Unlike Google Search Ads, Google will automatically show searches with ads, meaning no keywords are needed. With Google selecting the keywords algorithmically, there is also the possibility to find new, unthought-of keywords.

Where users view the product before clicking the site, shopping ads usually drive a better quality of traffic with higher on-site engagement. Higher engagement is as a result of reducing the on-site journey (viewing the product), so the drop off rate reduces on-site.

How do I advertise my products on Google Shopping?

All advertisers need to have a Google Merchant Centre account and have a product feed that complies with the requirements and policies. Once the feed is set up and approved, the Merchant Centre Account needs linking with Google Ads.

Advertisers need to create and set up a campaign which will then allow Google to create ads across its search network.

How should I set up my campaigns?

When thinking about how to set campaigns and ad groups, categorise separate products into ad groups by on-site category, but if this is not required, there is no need to separate for the sake of separating. There is always the opportunity to report on these metrics via Reports in Google Ads.

Once an ad group/ campaign strategy has been decided, product group segmentation is needed, which will decide how products are grouped together and what bid they should be given. This shouldn’t be too granular and actionable insight should be collected from each product group created.

Any ad groups created should be duplicated to show showcase shopping ads with lower bids.

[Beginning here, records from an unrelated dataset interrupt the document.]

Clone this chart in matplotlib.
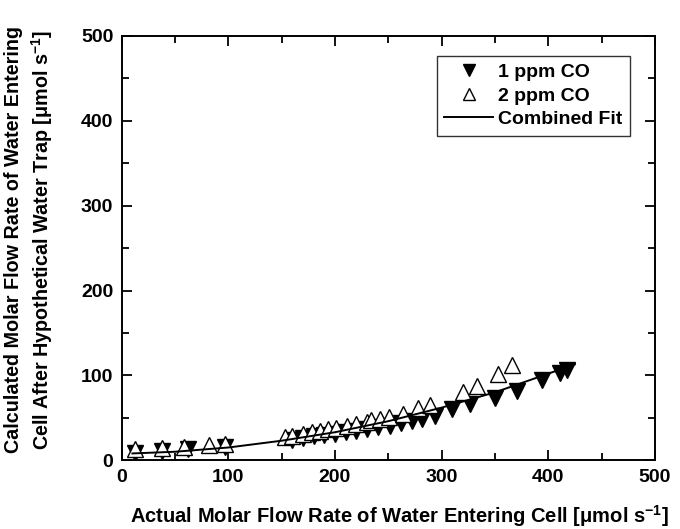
import matplotlib
matplotlib.use("Agg")
import matplotlib.pyplot as plt

plt.rcParams['font.family'] = ['Liberation Sans', 'DejaVu Sans']
plt.rcParams['font.weight'] = 'bold'
plt.rcParams['mathtext.fontset'] = 'custom'
plt.rcParams['mathtext.rm'] = 'Liberation Sans:bold'
plt.rcParams['mathtext.bf'] = 'Liberation Sans:bold'
plt.rcParams['mathtext.it'] = 'Liberation Sans:bold'

# 1 ppm CO (filled, down triangles)
x_1ppm = [12, 38, 62, 97, 160, 170, 180, 190, 200, 210, 220, 230, 240, 252,
          262, 272, 282, 294, 310, 327, 350, 371, 394, 411, 418]
y_1ppm = [9, 11, 13, 16, 24, 26, 28, 30, 31, 33, 35, 37, 39, 40,
          44, 46, 49, 52, 60, 66, 73, 82, 94, 103, 106]

# 2 ppm CO (open, up triangles)
x_2ppm = [12, 38, 58, 82, 97, 153, 160, 170, 178, 186, 193, 201, 211, 220,
          230, 234, 242, 251, 264, 278, 289, 320, 333, 353, 366]
y_2ppm = [13, 14, 16, 18, 19, 27, 29, 31, 33, 35, 37, 38, 40, 43,
          45, 47, 49, 51, 55, 61, 65, 80, 88, 102, 112]

# combined fit
x_fit = [10, 50, 100, 150, 200, 250, 300, 350, 400, 425]
y_fit = [8, 10, 15, 23, 33, 46, 62, 80, 102, 113]

fig = plt.figure(figsize=(6.8, 5.29), dpi=100)
ax = fig.add_axes([0.179, 0.130, 0.784, 0.802])

ax.plot(x_1ppm, y_1ppm, linestyle='none', marker='v', markersize=11,
        color='black', label='1 ppm CO')
ax.plot(x_2ppm, y_2ppm, linestyle='none', marker='^', markersize=11,
        markerfacecolor='white', markeredgecolor='black', markeredgewidth=1.0,
        label='2 ppm CO')
ax.plot(x_fit, y_fit, color='black', linewidth=1.4, label='Combined Fit')

ax.set_xlim(0, 500)
ax.set_ylim(0, 500)
ax.set_xticks([0, 100, 200, 300, 400, 500])
ax.set_yticks([0, 100, 200, 300, 400, 500])
ax.set_xticks([50, 150, 250, 350, 450], minor=True)
ax.set_yticks([50, 150, 250, 350, 450], minor=True)
ax.tick_params(which='both', direction='in', top=True, right=True, width=1.3)
ax.tick_params(which='major', length=7, labelsize=14, pad=6)
ax.tick_params(which='minor', length=5)
for lab in ax.get_xticklabels() + ax.get_yticklabels():
    lab.set_fontweight('bold')
for sp in ax.spines.values():
    sp.set_linewidth(1.4)

ax.set_xlabel(r'Actual Molar Flow Rate of Water Entering Cell [$\mu$mol s$^{-1}$]',
              fontsize=14.5, fontweight='bold')
ax.xaxis.set_label_coords(0.52, -0.10)
ax.set_ylabel('Calculated Molar Flow Rate of Water Entering\n'
              r'Cell After Hypothetical Water Trap [$\mu$mol s$^{-1}$]',
              fontsize=14.2, fontweight='bold', linespacing=1.3)
ax.yaxis.set_label_coords(-0.125, 0.52)

leg = ax.legend(loc='upper right', bbox_to_anchor=(0.953, 0.953),
                frameon=True, fancybox=False, edgecolor='black',
                handlelength=2.5, handletextpad=0.25, borderpad=0.4,
                borderaxespad=0, labelspacing=0.3, markerscale=0.85,
                prop={'weight': 'bold', 'size': 14})
leg.get_frame().set_linewidth(1.0)

fig.savefig('out.png', dpi=100)
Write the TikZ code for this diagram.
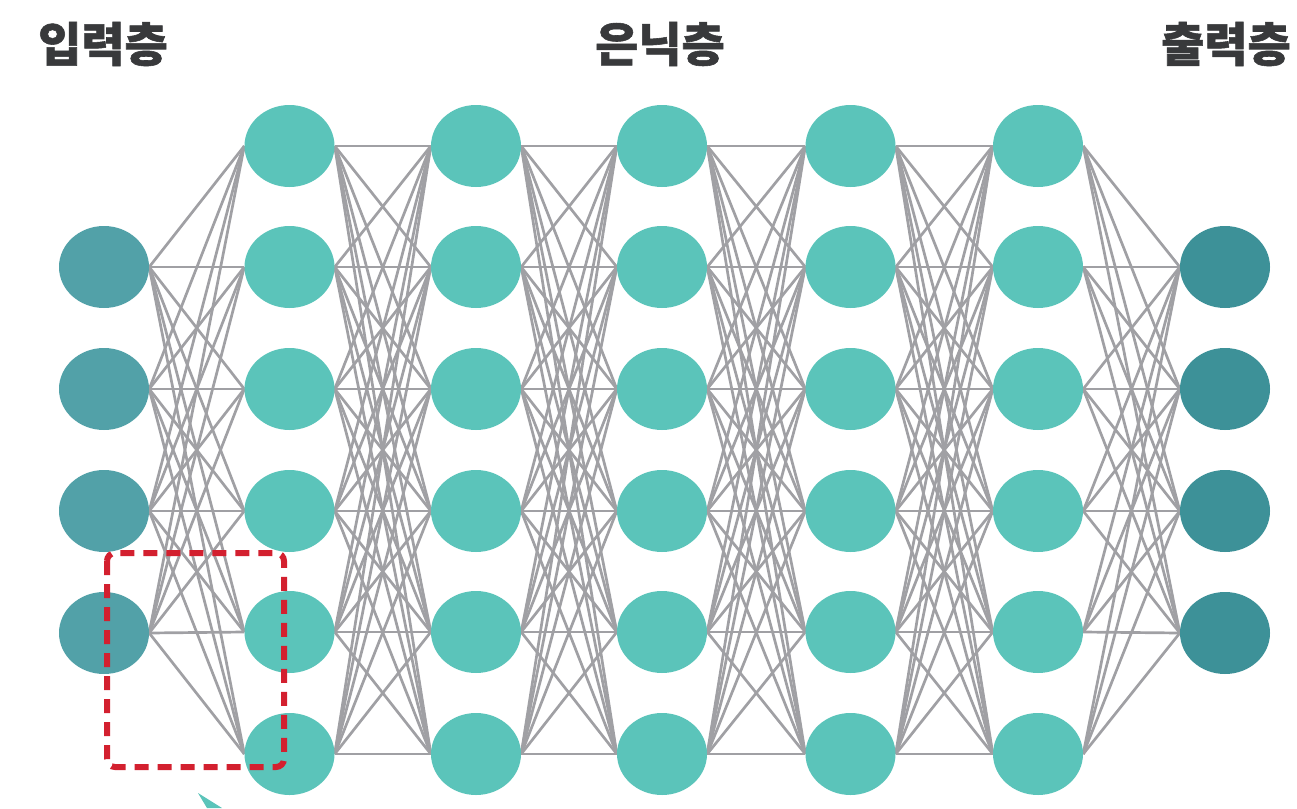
\documentclass[tikz,border=0pt]{standalone}
\usepackage{fontspec}
\newfontfamily\kr{Noto Sans CJK KR}[BoldFeatures={FakeBold=1.2}]
\usetikzlibrary{shapes.geometric,backgrounds}
\definecolor{incol}{HTML}{52A1A8}
\definecolor{hidcol}{HTML}{5BC4BA}
\definecolor{outcol}{HTML}{3D9198}
\definecolor{edgecol}{HTML}{A0A0A4}
\definecolor{dashred}{HTML}{D3202F}
\definecolor{titlecol}{HTML}{38393B}
\begin{document}
\begin{tikzpicture}[x=1pt,y=-1pt,
  neuron/.style={ellipse,minimum width=90pt,minimum height=82pt,inner sep=0pt,draw=none},
  innode/.style={neuron,fill=incol},
  hidnode/.style={neuron,fill=hidcol},
  outnode/.style={neuron,fill=outcol},
  edge/.style={draw=edgecol,line width=2.7pt},
  title/.style={font=\kr\bfseries\fontsize{47}{54}\selectfont,text=titlecol,inner sep=0pt},
  focus/.style={draw=dashred,line width=6pt,dash pattern=on 14pt off 9pt,rounded corners=8pt}]
\useasboundingbox (0,0) rectangle (1297,808);

\node[title] (tin) at (103,44) {입력층};
\node[title] (thid) at (660,44) {은닉층};
\node[title] (tout) at (1226,44) {출력층};

\foreach \y [count=\k] in {267,389,511,633}
  \node[innode] (i\k) at (104,\y) {};
\foreach \x [count=\c] in {289.5,476,662,850.5,1038}
  \foreach \y [count=\r] in {146,267,389,511,632,754}
    \node[hidnode] (h\c-\r) at (\x,\y) {};
\foreach \y [count=\k] in {267,389,511,633}
  \node[outnode] (o\k) at (1225,\y) {};

\begin{pgfonlayer}{background}
\foreach \a in {1,...,4}
  \foreach \b in {1,...,6}
    \draw[edge] (i\a.east) -- (h1-\b.west);
\foreach \c/\n in {1/2,2/3,3/4,4/5}
  \foreach \a in {1,...,6}
    \foreach \b in {1,...,6}
      \draw[edge] (h\c-\a.east) -- (h\n-\b.west);
\foreach \a in {1,...,6}
  \foreach \b in {1,...,4}
    \draw[edge] (h5-\a.east) -- (o\b.west);
\end{pgfonlayer}

\draw[focus] (107,553) rectangle (284,767);
\fill[hidcol] (198,793) -- (222,808) -- (207,808) -- cycle;
\end{tikzpicture}
\end{document}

Then duplicate all campaigns created. Set the original campaign to be a medium priority, this will be a generic campaign and the other campaign to be a low priority, this will be a brand campaign. Then exclude all brand terms on phrase match from the generic campaign.

If you want to get really smart with this you could create a script which negatives anything that does not contain your brand term or product name (this should be something very niche rather than red top) from the brand campaign and to exclude any term which does include your brand or product name. This will allow for enhanced bidding tactics to increase bids in the best performing areas.

How do I dominate the Google shopping landscape?

There are a few easy way to dominate the Google shopping landscape. To do this you need to first set up campaigns to target brand and generics as mentioned above. Then we have a few choices on which audience we dominate the landscape for:

  1. Everyone
  2. New Users
  3. Returning Users

Returning users are usually the most lucrative and our suggested audience to dominate first. When focusing on returning and new users we differently suggest setting up mirror campaigns targeting new users and returning users.

To dominate the landscape, either set up a Search Ads 360/Search Ads bid strategy to target impression share, or do this manually until enough data is gathered to start focusing on bestselling products. Once there is enough statistically significant data, we suggest focusing on maximising reach for the best performing products for all users to increase awareness and scale your business.